Ever since the secular and the sacred calendars fell into alignment at the dawn of Christendom, traditional holidays like Christmas have borne a double burden. They have to fulfill our sense of connection to the state and society as well as our spiritual longings. But today, as society drifts further and further from even acknowledging spiritual longings, secular Christmas can’t stave off the malaise of the mundane. In the whirlwind of the holidays and the letdown we feel afterwards, we have to make a conscious choice about which Christmas we’re going to celebrate: the secular one that seeks to sublimate reality, or the sacred one that promises to save it.
Rousseau Can’t Save Us
Sublimation was originally an alchemical term. It was the action of purifying a thing by vaporizing it, to eliminate all impurities, and then allowing it to cool. Despite alchemy’s promise that it could transform a compound into a different compound (most famously iron into gold), sublimation does not actually change the nature of the thing. It simply clarifies what already exists. Impurities can still adhere to the compound, and further working with the thing will simply reintroduce the flaws.
The eighteenth-century French philosopher Jean-Jacques Rousseau loved the idea of sublimation and applied it liberally to his theories of society and education. The original meaning of “refinement” narrowed to a more specific meaning of “exaltation,” by which Rousseau meant attributing universal meaning to a mundane experience to elevate and validate it. Rousseau believed that societies had to sublimate certain experiences in order to survive, because otherwise there was no meaningful explanation of day-to-day life.
Rousseau’s sublimation is the best we can hope for from secular traditions. Secular Christmas music, even the best, exemplifies this attempt to sublimate experienced feelings—of loneliness (“I’ll Be Home for Christmas,” “Have Yourself a Merry Little Christmas”), nostalgia (“White Christmas”), or love (“Let It Snow”)—beyond their context in ordinary life and elevate them to the level of the sublime. A sublime experience is a universal experience, one that has meaning outside of itself that both clarifies and validates it. This is the purest impulse of secular Christmas: to elevate our experiences to the level of the universal, and in so doing, to create a myth of Christmas to validate the feelings that punctuate our lives, even if just for one day.
We all hold an ideal of secular Christmas in our imaginations, even though for most of us it has never happened: cottages covered in snow, lanes fretted with sleigh tracks, children laughing, clear voices singing in a village square lit by lamps. Countless sugar cookies made by a smiling family while a perfect tree gleams in the corner and orphans smile at the feet of Santa Claus.

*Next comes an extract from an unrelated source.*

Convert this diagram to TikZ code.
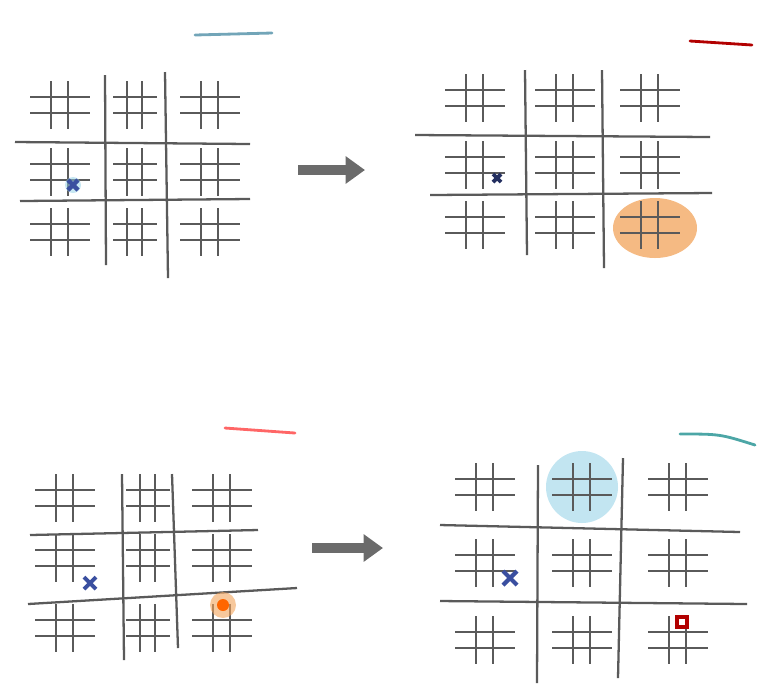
\documentclass[tikz,border=0pt]{standalone}
\usepackage{tikz}
\usetikzlibrary{arrows.meta}

\definecolor{pencil}{HTML}{5A5A5A}
\definecolor{xblue}{HTML}{3A4FA0}
\definecolor{hlorange}{HTML}{F2A35A}
\definecolor{hlblue}{HTML}{8FCFE6}

\tikzset{
  hash/.pic={
    \draw[pencil,line width=0.5pt] (-9,-24) -- (-9,24);
    \draw[pencil,line width=0.5pt] (8,-24) -- (8,24);
    \draw[pencil,line width=0.5pt] (-30,-8) -- (30,-8);
    \draw[pencil,line width=0.5pt] (-30,8) -- (30,8);
  },
  slimhash/.pic={
    \draw[pencil,line width=0.5pt] (-8,-24) -- (-8,24);
    \draw[pencil,line width=0.5pt] (7,-24) -- (7,24);
    \draw[pencil,line width=0.5pt] (-22,-8) -- (22,-8);
    \draw[pencil,line width=0.5pt] (-22,8) -- (22,8);
  },
  bigline/.style={pencil,line width=0.65pt},
  movearrow/.style={pencil!90,line width=2.6pt,-{Triangle[length=5.5pt,width=7.5pt]}},
  turnmark/.style={line width=0.8pt,line cap=round}
}

\begin{document}
\begin{tikzpicture}[x=0.01cm,y=-0.01cm]
\useasboundingbox (0,0) rectangle (770,693);

% board 1 (top left)
\foreach \x/\kind in {60/hash,135/slimhash,210/hash}
  \foreach \y in {105,172,232}
    \pic at (\x,\y) {\kind};
\draw[bigline] (105,75) -- (106,265);
\draw[bigline] (165,72) -- (168,278);
\draw[bigline] (15,142) -- (250,144);
\draw[bigline] (20,201) -- (250,199);
\fill[hlblue,opacity=0.5] (73,185) circle (8);
\draw[xblue,line width=1.3pt] (68,180) -- (78,190) (68,190) -- (78,180);
\draw[turnmark,hlblue!80!black] (195,35) -- (272,33);

\coordinate (a1s) at (298,170);
\coordinate (a1e) at (365,170);
\draw[movearrow] (a1s) -- (a1e);

% board 2 (top right)
\fill[hlorange,opacity=0.75] (655,228) ellipse (42 and 30);
\foreach \x in {475,565,650}
  \foreach \y in {98,165,225}
    \pic at (\x,\y) {hash};
\draw[bigline] (525,70) -- (527,255);
\draw[bigline] (602,70) -- (604,268);
\draw[bigline] (415,135) -- (710,137);
\draw[bigline] (430,195) -- (712,193);
\draw[xblue!60!black,line width=1.1pt] (493,174) -- (501,182) (493,182) -- (501,174);
\draw[turnmark,red!70!black] (690,41) -- (752,45);

% board 3 (bottom left)
\foreach \x/\kind in {65/hash,148/slimhash,222/hash}
  \foreach \y in {498,558,628}
    \pic at (\x,\y) {\kind};
\draw[bigline] (122,474) -- (124,660);
\draw[bigline] (172,474) -- (178,648);
\draw[bigline] (30,535) -- (258,530);
\draw[bigline] (28,604) -- (297,588);
\fill[hlorange,opacity=0.6] (223,605) circle (13);
\fill[orange!80!red] (223,605) circle (6);
\draw[xblue,line width=1.1pt] (84,577) -- (96,589) (84,589) -- (96,577);
\draw[turnmark,red!60] (225,428) -- (295,433);

\coordinate (a2s) at (312,548);
\coordinate (a2e) at (383,548);
\draw[movearrow] (a2s) -- (a2e);

% board 4 (bottom right)
\fill[hlblue,opacity=0.55] (582,487) circle (36);
\foreach \x in {485,582,678}
  \foreach \y in {487,563,640}
    \pic at (\x,\y) {hash};
\draw[bigline] (538,465) -- (537,683);
\draw[bigline] (623,458) -- (618,678);
\draw[bigline] (440,525) -- (740,532);
\draw[bigline] (440,601) -- (747,604);
\draw[xblue,line width=1.2pt] (503,571) -- (517,585) (503,585) -- (517,571);
\draw[red!70!black,line width=1pt] (677,617) rectangle (687,627);
\draw[turnmark,teal!70] (680,434) .. controls (720,434) .. (755,445);
\end{tikzpicture}
\end{document}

It’s the Gospel according to Thomas Kinkade. But in this picture, the light illumines only itself, reflecting endlessly. It doesn’t illumine—or transform—the things of the world.
Cards, songs, gifts, family, masterful dinners, days off work—these are all beautiful parts of being human. But as a friend posted, poignantly, on Facebook, “[My son] is not interested in presents he has opened but in those he has yet to open”: The best these things can do is distract briefly from reality.
A tradition is only as good as the myth it connects us to. There is no single event in the American calendar as jammed with traditions as Christmas; it’s a complex blend of the religious and the secular, the community sphere and the commercial sphere, the ancient and the tinsel-shiny new. It’s one of the few times when Americans openly and unashamedly seek to infuse our cultural experience with shared transcendent meaning. The foment of “holiday spirit” that starts before Thanksgiving promises us that for one day we’ll be joyful, free from worry, with the peace that eludes us the rest of the year.
But before the day has even begun, the stores are full of the next thing, because deep down inside we know that at the end of Christmas Day, we’ll be right back where we started: tired and worried and afraid. The idyll offered by secular Christmas isn’t real, any more than Thomas Kinkade’s landscapes are real. And it cannot save us.
But there is another tradition of Christmas, another anchor linking us to a myth. This is the one we see in Rembrandt’s unforgettable Nativity. Here the light doesn’t simply hover around the Christ or cling to the clustered figures; it bubbles up like water from a spring and illumines them, igniting in them a light that before had never burned. This painting is not a crystallization of a moment that is cleansed and contemplated, like the image of a lit cottage covered in snow; it is a record of a fundamental change in reality, one that transforms the way we think about all human experiences before and after.
When I was young there were no Valentine’s decorations in the stores before Christmas. But as the rift in Western culture between secular traditions and sacred traditions grows wider, the scramble to explain ourselves, to sublimate our experiences and give them meaning, becomes increasingly frantic. The sacred traditions stand out more starkly: a midnight Mass in candlelight, voices singing “Joy to the World!” around tears of that same joy, silent prayer under the stars. We need the wisdom of Mary more than ever as she, in the midst of a whirlwind of miracles, “treasured up all these things in her heart,” because, no matter what the stores may say, Christmas is not over. It is the restoration of all things, and it has just begun.